* **Recorded information**
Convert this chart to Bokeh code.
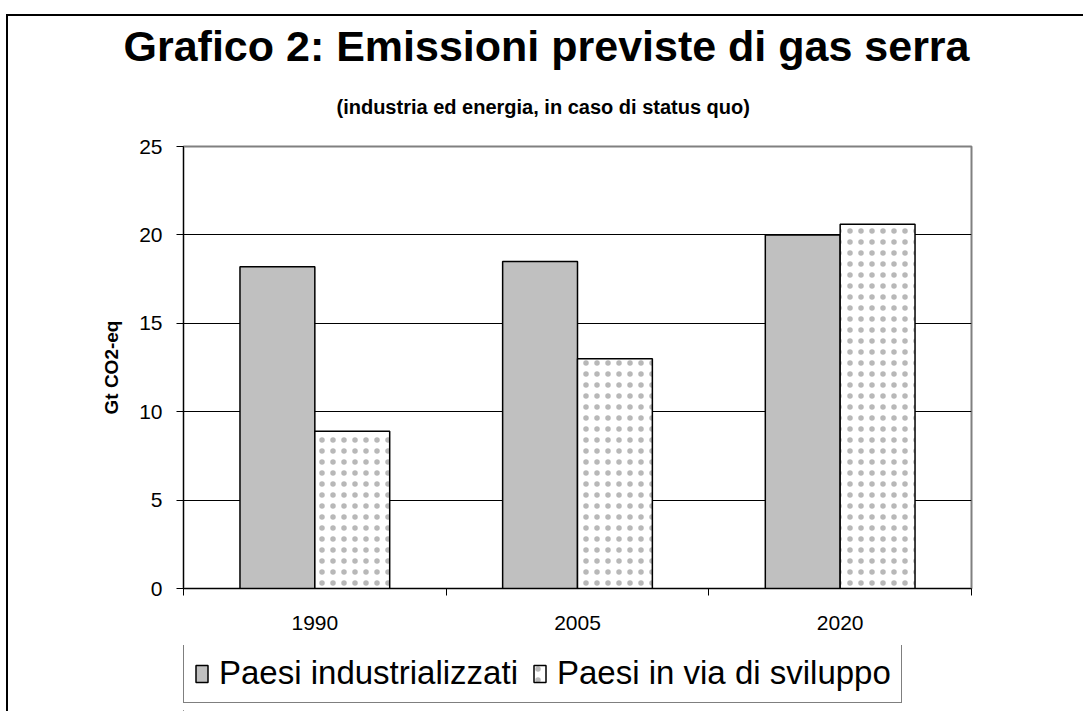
from bokeh.plotting import figure
from bokeh.layouts import column
from bokeh.models import (ColumnDataSource, Range1d, FixedTicker, Legend, LegendItem, Title)
from bokeh.transform import dodge
from bokeh.embed import file_html
from bokeh.resources import INLINE

years = ["1990", "2005", "2020"]
industrializzati = [18.2, 18.5, 20.0]
in_sviluppo = [8.9, 13.0, 20.6]
y_ticks = [0, 5, 10, 15, 20, 25]

title_text = "Grafico 2: Emissioni previste di gas serra"
subtitle_text = "(industria ed energia, in caso di status quo)"
series_names = ["Paesi industrializzati", "Paesi in via di sviluppo"]
y_label = "Gt CO2-eq"

FONT = "Liberation Sans"
BW = 0.285
IND_STYLE = dict(fill_color="#C0C0C0", line_color="black", line_width=1.5)
DEV_STYLE = dict(fill_color="white", line_color="black", line_width=1.5,
                 hatch_pattern="dot", hatch_color="#b8b8b8", hatch_scale=11, hatch_weight=1.2)

xc = [i + 0.5 for i in range(len(years))]
src = ColumnDataSource(dict(xc=xc, year=years, ind=industrializzati, dev=in_sviluppo))

p = figure(width=1075, height=629, frame_width=788, frame_height=442,
           min_border_left=175, min_border_right=112, min_border_top=130, min_border_bottom=57,
           x_range=Range1d(0, len(years)), y_range=Range1d(0, 25),
           output_backend="svg", toolbar_location=None, tools="")
p.background_fill_color = "white"
p.border_fill_color = "white"
p.outline_line_color = "#808080"
p.outline_line_width = 2

r1 = p.vbar(x=dodge("xc", -BW / 2, range=p.x_range), top="ind", width=BW, source=src, **IND_STYLE)
r2 = p.vbar(x=dodge("xc", BW / 2, range=p.x_range), top="dev", width=BW, source=src, **DEV_STYLE)

# grid
p.xgrid.visible = False
p.ygrid.ticker = FixedTicker(ticks=y_ticks[1:-1])
p.ygrid.grid_line_color = "black"
p.ygrid.grid_line_width = 1

# y axis
ya = p.yaxis[0]
ya.ticker = FixedTicker(ticks=y_ticks)
ya.minor_tick_line_color = None
ya.major_tick_in = 0
ya.major_tick_out = 7
ya.major_tick_line_color = "black"
ya.axis_line_color = "black"
ya.major_label_text_font = FONT
ya.major_label_text_font_size = "21px"
ya.major_label_text_color = "black"
ya.major_label_standoff = 14
ya.axis_label = y_label
ya.axis_label_text_font = FONT
ya.axis_label_text_font_style = "bold"
ya.axis_label_text_font_size = "19px"
ya.axis_label_text_color = "black"
ya.axis_label_standoff = 14

# x axis
xa = p.xaxis[0]
xa.ticker = FixedTicker(ticks=xc, minor_ticks=list(range(len(years) + 1)))
xa.major_label_overrides = {c: y for c, y in zip(xc, years)}
xa.major_tick_in = 0
xa.major_tick_out = 0
xa.minor_tick_in = 0
xa.minor_tick_out = 7
xa.minor_tick_line_color = "black"
xa.axis_line_color = "black"
xa.major_label_text_font = FONT
xa.major_label_text_font_size = "21px"
xa.major_label_text_color = "black"
xa.major_label_standoff = 20

# titles (subtitle first: nearest to the frame)
p.add_layout(Title(text=subtitle_text, align="left", offset=153, standoff=58,
                   text_font=FONT, text_font_style="bold", text_font_size="20px",
                   text_color="black"), "above")
p.add_layout(Title(text=title_text, align="left", offset=-60, standoff=-11,
                   text_font=FONT, text_font_style="bold", text_font_size="43px",
                   text_color="black"), "above")

# legend strip below the chart (same data, drawn well outside its visible ranges)
pl = figure(width=1075, height=66, min_border=0, x_axis_type=None, y_axis_type=None,
            x_range=Range1d(100, 100 + len(years)), y_range=Range1d(100, 101),
            output_backend="svg", toolbar_location=None, tools="")
pl.background_fill_color = "white"
pl.border_fill_color = "white"
pl.outline_line_color = None
pl.xgrid.visible = False
pl.ygrid.visible = False
l1 = pl.vbar(x=dodge("xc", -BW / 2, range=pl.x_range), top="ind", width=BW, source=src, **IND_STYLE)
l2 = pl.vbar(x=dodge("xc", BW / 2, range=pl.x_range), top="dev", width=BW, source=src, **DEV_STYLE)

legend = Legend(items=[LegendItem(label=series_names[0], renderers=[l1]),
                       LegendItem(label=series_names[1], renderers=[l2])],
                orientation="horizontal", location=(0, 8),
                label_text_font=FONT, label_text_font_size="33px", label_text_color="black",
                glyph_width=15, glyph_height=21, label_standoff=10, spacing=14,
                padding=10, margin=0, border_line_color="black", border_line_width=1,
                background_fill_color="white", background_fill_alpha=1)
pl.add_layout(legend, "center")

layout = column(p, pl, spacing=0)
layout.margin = (14, 0, 0, 6)
layout.styles = {"border-top": "2px solid black", "border-left": "2px solid black"}

open("out.html", "w").write(file_html(layout, INLINE))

* **What the task asks**
Reproduce exactly the run of lines that opens the listing and closes with the line holding "y_ticks = [0, 5, 10, 15, 20, 25]". Pictures are excluded.

* **Exercise solution**
Convert this chart to Bokeh code.
from bokeh.plotting import figure
from bokeh.layouts import column
from bokeh.models import (ColumnDataSource, Range1d, FixedTicker, Legend, LegendItem, Title)
from bokeh.transform import dodge
from bokeh.embed import file_html
from bokeh.resources import INLINE

years = ["1990", "2005", "2020"]
industrializzati = [18.2, 18.5, 20.0]
in_sviluppo = [8.9, 13.0, 20.6]
y_ticks = [0, 5, 10, 15, 20, 25]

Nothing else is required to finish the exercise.